§ PROBLEM DESCRIPTION
Pictures stay out of the copy. Repeat exactly the lines from the first entry below through the line that contains "2474.6, 2474.8, 2475.0, 2475.2, 2475.4, 2475.6, 2475.8, 2476.0]", and nothing beyond.

[Entries with chart source code]

## Begin

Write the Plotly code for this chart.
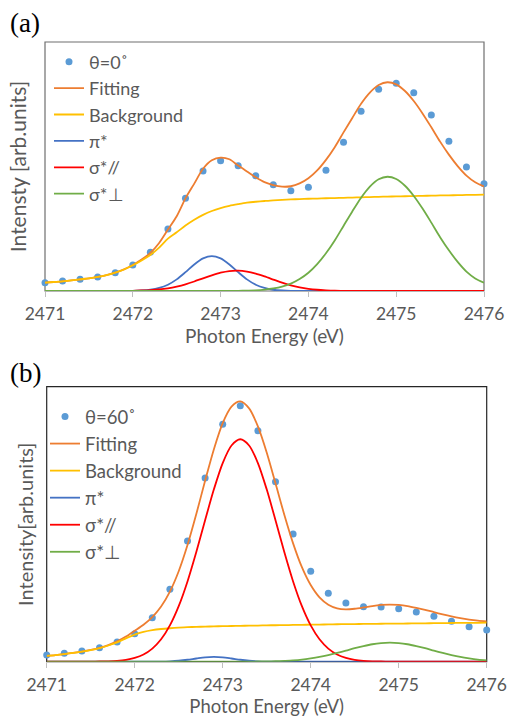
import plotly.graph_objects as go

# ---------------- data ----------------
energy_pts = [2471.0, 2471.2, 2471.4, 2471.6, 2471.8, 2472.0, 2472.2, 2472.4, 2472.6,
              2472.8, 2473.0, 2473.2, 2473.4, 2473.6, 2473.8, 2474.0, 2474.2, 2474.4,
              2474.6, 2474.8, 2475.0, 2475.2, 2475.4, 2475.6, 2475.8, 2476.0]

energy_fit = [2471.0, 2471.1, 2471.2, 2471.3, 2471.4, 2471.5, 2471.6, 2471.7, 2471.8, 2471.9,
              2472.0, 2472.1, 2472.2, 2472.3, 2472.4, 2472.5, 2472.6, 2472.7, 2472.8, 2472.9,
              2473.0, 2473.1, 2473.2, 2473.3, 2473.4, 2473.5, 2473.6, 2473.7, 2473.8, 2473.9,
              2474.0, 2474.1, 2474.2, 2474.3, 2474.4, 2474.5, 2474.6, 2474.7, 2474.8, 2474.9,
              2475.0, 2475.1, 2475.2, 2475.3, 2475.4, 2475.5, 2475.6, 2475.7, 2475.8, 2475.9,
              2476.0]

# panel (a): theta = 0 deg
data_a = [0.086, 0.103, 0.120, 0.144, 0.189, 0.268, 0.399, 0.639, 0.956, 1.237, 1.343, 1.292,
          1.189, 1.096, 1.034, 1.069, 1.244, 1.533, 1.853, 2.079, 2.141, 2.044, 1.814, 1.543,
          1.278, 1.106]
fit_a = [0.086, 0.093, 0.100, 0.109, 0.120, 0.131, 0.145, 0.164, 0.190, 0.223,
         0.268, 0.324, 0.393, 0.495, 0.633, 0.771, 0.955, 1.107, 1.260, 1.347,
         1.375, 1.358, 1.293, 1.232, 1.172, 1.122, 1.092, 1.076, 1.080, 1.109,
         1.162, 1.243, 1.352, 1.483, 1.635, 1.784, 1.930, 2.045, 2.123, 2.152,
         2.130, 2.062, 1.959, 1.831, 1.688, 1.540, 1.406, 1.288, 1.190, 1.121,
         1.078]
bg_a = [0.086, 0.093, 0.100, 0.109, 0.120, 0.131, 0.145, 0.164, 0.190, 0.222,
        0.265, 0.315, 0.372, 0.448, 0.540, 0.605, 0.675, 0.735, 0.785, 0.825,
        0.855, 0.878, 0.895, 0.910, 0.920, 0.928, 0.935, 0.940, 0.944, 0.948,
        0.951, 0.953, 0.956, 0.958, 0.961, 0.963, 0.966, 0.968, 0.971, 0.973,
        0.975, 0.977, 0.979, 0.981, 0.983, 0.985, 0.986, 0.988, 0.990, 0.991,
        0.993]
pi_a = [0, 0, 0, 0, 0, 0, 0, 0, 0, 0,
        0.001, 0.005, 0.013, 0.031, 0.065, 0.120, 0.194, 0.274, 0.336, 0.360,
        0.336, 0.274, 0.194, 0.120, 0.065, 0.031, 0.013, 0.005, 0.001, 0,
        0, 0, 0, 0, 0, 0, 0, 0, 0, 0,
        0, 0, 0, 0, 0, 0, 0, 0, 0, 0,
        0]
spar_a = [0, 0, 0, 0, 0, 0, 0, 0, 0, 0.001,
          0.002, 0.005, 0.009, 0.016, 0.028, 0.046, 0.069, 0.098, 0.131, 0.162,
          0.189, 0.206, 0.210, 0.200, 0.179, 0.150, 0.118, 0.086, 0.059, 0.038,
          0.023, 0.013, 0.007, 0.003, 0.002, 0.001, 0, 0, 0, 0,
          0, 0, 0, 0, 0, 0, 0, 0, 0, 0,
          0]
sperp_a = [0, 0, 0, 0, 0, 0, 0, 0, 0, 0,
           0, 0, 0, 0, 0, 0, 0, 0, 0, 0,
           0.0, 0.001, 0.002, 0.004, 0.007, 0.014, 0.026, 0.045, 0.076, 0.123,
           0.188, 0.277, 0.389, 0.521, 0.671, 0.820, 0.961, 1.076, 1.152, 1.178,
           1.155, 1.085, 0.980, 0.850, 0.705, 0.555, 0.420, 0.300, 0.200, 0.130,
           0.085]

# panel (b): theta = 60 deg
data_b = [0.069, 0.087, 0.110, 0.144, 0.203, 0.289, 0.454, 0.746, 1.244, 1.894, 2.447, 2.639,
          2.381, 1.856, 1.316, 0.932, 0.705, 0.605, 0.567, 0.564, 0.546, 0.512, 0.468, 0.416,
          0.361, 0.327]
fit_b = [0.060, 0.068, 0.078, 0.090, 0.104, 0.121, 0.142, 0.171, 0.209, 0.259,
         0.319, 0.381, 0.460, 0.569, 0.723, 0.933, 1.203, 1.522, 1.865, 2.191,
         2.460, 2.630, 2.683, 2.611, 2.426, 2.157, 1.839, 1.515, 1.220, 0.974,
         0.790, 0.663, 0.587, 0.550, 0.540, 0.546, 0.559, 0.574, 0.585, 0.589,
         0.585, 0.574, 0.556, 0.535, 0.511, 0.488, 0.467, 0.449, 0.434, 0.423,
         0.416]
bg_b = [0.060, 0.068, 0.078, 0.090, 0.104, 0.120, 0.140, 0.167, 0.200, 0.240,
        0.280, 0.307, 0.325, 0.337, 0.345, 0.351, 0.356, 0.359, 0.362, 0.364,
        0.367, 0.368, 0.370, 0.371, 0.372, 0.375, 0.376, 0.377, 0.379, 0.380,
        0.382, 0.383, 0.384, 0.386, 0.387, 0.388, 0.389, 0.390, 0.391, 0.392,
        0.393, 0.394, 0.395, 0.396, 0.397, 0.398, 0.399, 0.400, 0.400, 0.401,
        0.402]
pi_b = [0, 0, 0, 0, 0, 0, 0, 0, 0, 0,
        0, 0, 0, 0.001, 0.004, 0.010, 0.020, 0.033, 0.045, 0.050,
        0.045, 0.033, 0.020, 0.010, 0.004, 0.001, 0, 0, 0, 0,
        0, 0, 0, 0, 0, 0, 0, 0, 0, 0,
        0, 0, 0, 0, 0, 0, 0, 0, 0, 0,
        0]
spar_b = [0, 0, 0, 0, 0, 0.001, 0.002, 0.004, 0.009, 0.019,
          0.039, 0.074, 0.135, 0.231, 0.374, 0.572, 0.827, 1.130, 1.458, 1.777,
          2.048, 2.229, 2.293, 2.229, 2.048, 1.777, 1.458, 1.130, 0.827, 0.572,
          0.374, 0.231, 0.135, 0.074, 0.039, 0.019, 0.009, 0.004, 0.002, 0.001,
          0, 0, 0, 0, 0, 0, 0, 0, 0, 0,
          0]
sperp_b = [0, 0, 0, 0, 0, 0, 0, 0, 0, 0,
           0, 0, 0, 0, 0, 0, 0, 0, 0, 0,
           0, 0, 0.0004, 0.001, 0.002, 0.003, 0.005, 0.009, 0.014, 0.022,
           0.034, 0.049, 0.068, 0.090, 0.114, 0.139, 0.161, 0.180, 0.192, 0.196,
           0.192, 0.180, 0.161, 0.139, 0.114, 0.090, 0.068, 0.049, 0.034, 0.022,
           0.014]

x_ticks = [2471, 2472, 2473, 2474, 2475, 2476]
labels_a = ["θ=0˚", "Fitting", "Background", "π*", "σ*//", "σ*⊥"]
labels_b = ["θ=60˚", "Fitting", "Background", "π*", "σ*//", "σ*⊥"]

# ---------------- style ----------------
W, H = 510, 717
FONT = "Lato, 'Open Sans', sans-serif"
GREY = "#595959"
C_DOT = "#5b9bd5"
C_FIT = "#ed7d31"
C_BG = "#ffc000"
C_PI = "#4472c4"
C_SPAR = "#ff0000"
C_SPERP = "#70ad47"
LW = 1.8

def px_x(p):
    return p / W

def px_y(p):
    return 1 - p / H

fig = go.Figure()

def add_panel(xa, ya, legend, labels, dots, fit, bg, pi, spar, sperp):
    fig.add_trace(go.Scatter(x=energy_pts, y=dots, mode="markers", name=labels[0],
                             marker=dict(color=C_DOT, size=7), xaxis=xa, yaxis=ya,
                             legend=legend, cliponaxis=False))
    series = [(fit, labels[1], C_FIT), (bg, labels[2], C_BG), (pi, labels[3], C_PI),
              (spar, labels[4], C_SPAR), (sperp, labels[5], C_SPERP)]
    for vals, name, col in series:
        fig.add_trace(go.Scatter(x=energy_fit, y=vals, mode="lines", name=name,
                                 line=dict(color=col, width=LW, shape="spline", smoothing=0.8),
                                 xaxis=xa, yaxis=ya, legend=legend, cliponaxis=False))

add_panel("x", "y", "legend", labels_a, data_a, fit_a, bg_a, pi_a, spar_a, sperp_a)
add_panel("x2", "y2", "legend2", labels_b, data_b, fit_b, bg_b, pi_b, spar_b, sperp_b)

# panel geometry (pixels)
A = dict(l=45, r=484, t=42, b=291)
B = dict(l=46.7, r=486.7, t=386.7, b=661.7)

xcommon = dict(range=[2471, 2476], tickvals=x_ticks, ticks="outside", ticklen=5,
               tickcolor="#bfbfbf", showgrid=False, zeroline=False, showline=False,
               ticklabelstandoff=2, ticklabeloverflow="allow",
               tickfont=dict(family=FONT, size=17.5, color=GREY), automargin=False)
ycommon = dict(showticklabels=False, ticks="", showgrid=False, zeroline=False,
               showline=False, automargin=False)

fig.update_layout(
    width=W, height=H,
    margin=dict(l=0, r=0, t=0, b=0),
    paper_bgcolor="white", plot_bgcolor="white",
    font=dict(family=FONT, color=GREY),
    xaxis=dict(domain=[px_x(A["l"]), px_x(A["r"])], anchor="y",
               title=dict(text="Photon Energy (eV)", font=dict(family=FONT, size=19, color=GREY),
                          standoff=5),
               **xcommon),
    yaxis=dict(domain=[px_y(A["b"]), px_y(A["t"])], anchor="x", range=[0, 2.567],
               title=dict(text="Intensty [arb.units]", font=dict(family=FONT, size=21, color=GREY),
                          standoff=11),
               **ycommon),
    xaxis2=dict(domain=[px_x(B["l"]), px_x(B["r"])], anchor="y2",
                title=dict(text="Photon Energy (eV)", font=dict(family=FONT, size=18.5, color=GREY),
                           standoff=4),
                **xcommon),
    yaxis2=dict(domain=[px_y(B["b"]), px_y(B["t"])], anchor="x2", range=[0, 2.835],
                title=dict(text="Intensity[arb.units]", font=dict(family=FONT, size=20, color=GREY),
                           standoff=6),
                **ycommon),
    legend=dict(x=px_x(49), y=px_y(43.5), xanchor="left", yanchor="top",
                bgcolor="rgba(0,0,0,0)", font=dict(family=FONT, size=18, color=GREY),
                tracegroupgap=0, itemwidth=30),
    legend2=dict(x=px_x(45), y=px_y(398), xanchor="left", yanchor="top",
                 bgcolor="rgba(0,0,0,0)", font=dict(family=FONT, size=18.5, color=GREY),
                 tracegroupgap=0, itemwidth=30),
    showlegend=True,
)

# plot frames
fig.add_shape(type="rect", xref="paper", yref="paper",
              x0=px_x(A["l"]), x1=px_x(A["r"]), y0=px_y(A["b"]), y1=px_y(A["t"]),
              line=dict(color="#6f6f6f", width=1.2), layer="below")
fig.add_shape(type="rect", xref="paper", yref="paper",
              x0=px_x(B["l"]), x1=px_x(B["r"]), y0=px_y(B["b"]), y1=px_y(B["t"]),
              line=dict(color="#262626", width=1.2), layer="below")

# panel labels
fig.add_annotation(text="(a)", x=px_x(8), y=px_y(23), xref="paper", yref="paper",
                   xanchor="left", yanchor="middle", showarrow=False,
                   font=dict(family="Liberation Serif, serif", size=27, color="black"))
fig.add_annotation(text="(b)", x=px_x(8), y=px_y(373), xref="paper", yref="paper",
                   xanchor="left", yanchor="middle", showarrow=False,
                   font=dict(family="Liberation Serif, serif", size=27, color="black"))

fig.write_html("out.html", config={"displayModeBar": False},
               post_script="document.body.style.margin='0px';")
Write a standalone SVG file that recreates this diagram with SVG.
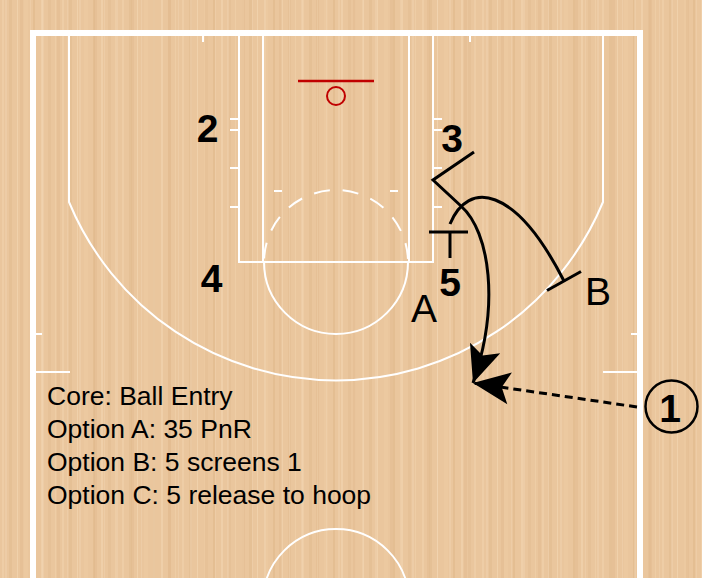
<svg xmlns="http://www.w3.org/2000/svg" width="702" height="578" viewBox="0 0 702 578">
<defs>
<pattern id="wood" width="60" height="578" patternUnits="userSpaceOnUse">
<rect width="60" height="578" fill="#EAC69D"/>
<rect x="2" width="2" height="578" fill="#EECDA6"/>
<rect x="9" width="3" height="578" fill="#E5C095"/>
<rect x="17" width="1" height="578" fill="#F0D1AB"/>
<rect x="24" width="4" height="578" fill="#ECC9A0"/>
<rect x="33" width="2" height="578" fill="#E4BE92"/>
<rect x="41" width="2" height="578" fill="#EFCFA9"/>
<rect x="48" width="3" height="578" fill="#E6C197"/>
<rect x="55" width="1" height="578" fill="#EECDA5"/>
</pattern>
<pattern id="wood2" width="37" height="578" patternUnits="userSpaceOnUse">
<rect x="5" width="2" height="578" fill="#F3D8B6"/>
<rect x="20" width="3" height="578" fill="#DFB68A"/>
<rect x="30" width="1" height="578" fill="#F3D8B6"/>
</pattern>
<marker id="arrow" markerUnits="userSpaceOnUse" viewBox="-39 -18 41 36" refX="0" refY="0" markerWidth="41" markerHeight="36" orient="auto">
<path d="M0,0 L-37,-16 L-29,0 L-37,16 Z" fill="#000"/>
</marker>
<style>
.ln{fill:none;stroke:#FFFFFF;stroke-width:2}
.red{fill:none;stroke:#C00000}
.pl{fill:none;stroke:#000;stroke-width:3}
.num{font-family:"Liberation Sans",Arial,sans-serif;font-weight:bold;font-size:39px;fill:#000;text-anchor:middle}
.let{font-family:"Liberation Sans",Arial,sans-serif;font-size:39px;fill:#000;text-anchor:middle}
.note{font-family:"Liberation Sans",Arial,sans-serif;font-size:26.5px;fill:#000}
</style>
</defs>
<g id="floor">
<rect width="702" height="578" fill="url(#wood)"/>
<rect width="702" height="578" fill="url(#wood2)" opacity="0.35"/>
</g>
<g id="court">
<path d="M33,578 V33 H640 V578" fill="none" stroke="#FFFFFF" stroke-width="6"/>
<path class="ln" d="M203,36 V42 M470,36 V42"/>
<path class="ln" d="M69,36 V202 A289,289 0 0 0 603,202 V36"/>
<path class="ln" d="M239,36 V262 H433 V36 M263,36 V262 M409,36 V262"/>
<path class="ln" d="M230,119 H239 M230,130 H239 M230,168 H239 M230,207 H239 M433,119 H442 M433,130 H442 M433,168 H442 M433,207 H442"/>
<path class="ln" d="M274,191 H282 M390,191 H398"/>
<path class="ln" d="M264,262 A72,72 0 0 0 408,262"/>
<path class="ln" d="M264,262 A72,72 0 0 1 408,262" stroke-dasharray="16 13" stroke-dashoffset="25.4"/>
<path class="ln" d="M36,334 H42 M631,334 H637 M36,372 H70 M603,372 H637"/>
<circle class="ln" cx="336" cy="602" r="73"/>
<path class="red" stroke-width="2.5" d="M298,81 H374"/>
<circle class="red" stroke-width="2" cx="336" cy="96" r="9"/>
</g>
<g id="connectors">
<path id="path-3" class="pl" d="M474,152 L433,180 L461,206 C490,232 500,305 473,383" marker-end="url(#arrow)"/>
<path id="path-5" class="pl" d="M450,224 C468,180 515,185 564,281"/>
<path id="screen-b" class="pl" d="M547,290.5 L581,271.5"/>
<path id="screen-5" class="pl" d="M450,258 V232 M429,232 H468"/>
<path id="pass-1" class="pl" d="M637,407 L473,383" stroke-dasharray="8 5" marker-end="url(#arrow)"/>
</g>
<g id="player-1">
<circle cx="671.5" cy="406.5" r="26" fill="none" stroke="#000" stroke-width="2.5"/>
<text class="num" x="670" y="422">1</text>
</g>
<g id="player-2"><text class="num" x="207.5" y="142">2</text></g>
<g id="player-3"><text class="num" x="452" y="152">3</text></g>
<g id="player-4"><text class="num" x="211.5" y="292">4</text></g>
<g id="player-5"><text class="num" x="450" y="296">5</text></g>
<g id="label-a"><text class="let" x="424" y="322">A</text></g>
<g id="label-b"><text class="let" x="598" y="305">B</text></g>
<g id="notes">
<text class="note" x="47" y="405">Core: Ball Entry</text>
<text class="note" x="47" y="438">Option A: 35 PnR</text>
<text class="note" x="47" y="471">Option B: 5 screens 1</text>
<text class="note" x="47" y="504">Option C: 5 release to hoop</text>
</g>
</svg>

## End

§ COMPLETE OUTPUT
Write the Plotly code for this chart.
import plotly.graph_objects as go

# ---------------- data ----------------
energy_pts = [2471.0, 2471.2, 2471.4, 2471.6, 2471.8, 2472.0, 2472.2, 2472.4, 2472.6,
              2472.8, 2473.0, 2473.2, 2473.4, 2473.6, 2473.8, 2474.0, 2474.2, 2474.4,
              2474.6, 2474.8, 2475.0, 2475.2, 2475.4, 2475.6, 2475.8, 2476.0]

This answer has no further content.